I don't like the Iranian government. The leadership are gangsters, they're looting the country, they're oppressing their own people, yet that isn't a threat to the U.S.. The Iranian regime has chnaged its tactics since its inauspicious beginnings. No terrorism has been directed by Iran toward the U.S. in around 17 years. The Iranian people held a candle light vigil for the 911 terrorist attack. The Iranian government tried to open dialogue with the U.S. in 2003 A.D.. Our American government has failed to respond. We remember their wrongs and brush aside our own. Diplomatic exhange doesn't require either side to like the other, it is simply a real world recognition of who runs what.

So Iranians still march in the streets eh. And American TV loudmouths still incite fury eh. How about everybody grow up. We should actknowledge our history as they should acknowledge their own. I'd like the Iranian government to say the hostage taking in '79 was wrong. By the same standard we could acknowledge that overthrowing the democratically elected government of Iran in '52 was tragic. Americans should at least do some opposition research, what makes these guys tick. I'll get it started: they want money and power. Iran has a crappy economy, the main export is oil. No westerner is clamoring for Iranian cars, radio, clothes or anything. What else have they got to sell but oil? Also the oil will run out one day. So, it makes sense to buy nuclear energy production plant while you can and maximize cash sales of oil. On the power side, the Iranian leadership is caught between their greed and their brittle hold on power. Alarge part of the population want this government gone. Foreign aggression would completely upset their apple cart, they would poosiblely lose control of the country in an aggressive war. Patriotic war is a another story. We Americans should know that when trouble comes calling everyone rallys to the colors of their people. My family remembers. And as we all should know by now, the short victorious war is a fatal siren song.

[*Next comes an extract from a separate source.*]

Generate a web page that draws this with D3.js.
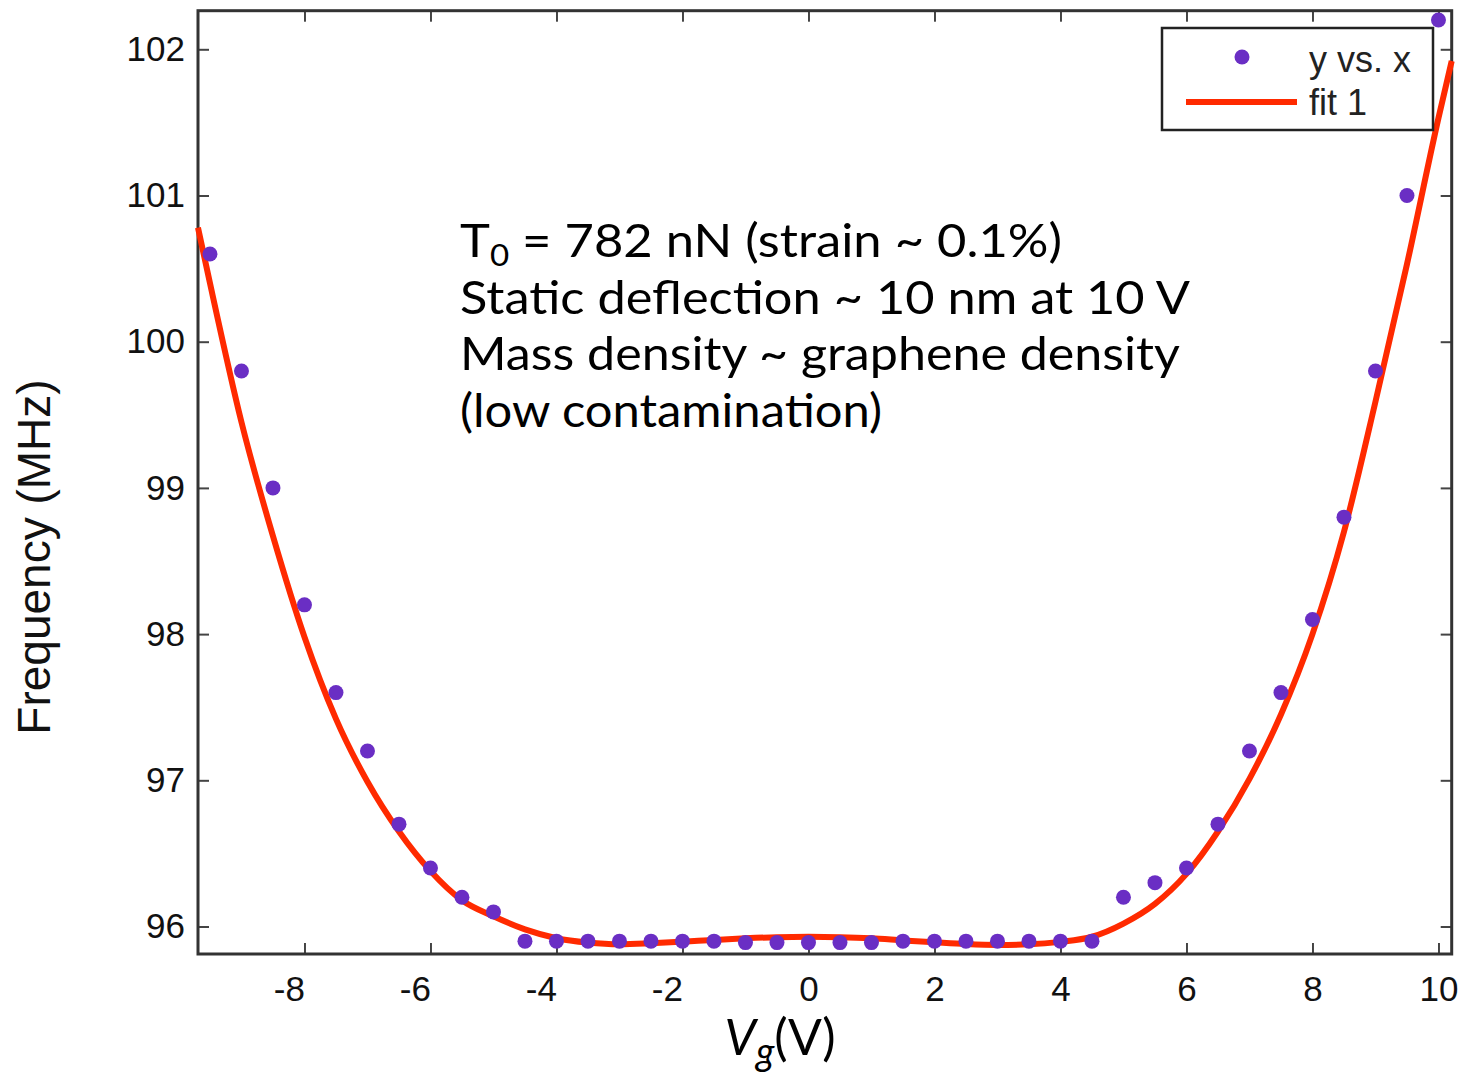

We Americans could help ourselves by doing a few simple things. Educate ourselves in our history and the history and culture of those we wish to engage. Talk, but listen as well. Have goals of national interest and avoid double talk. Remenber that we are top of the heap right now, the only way to upset that, quickly, is through the exigencies of war. We have all the good cards, that is we have military force that can smash Iran, but not occupy it. We are also right on their border. Fro my part if Iran had troops in Mexico and carriers of the coast I'd be mad. Do you think they could be too?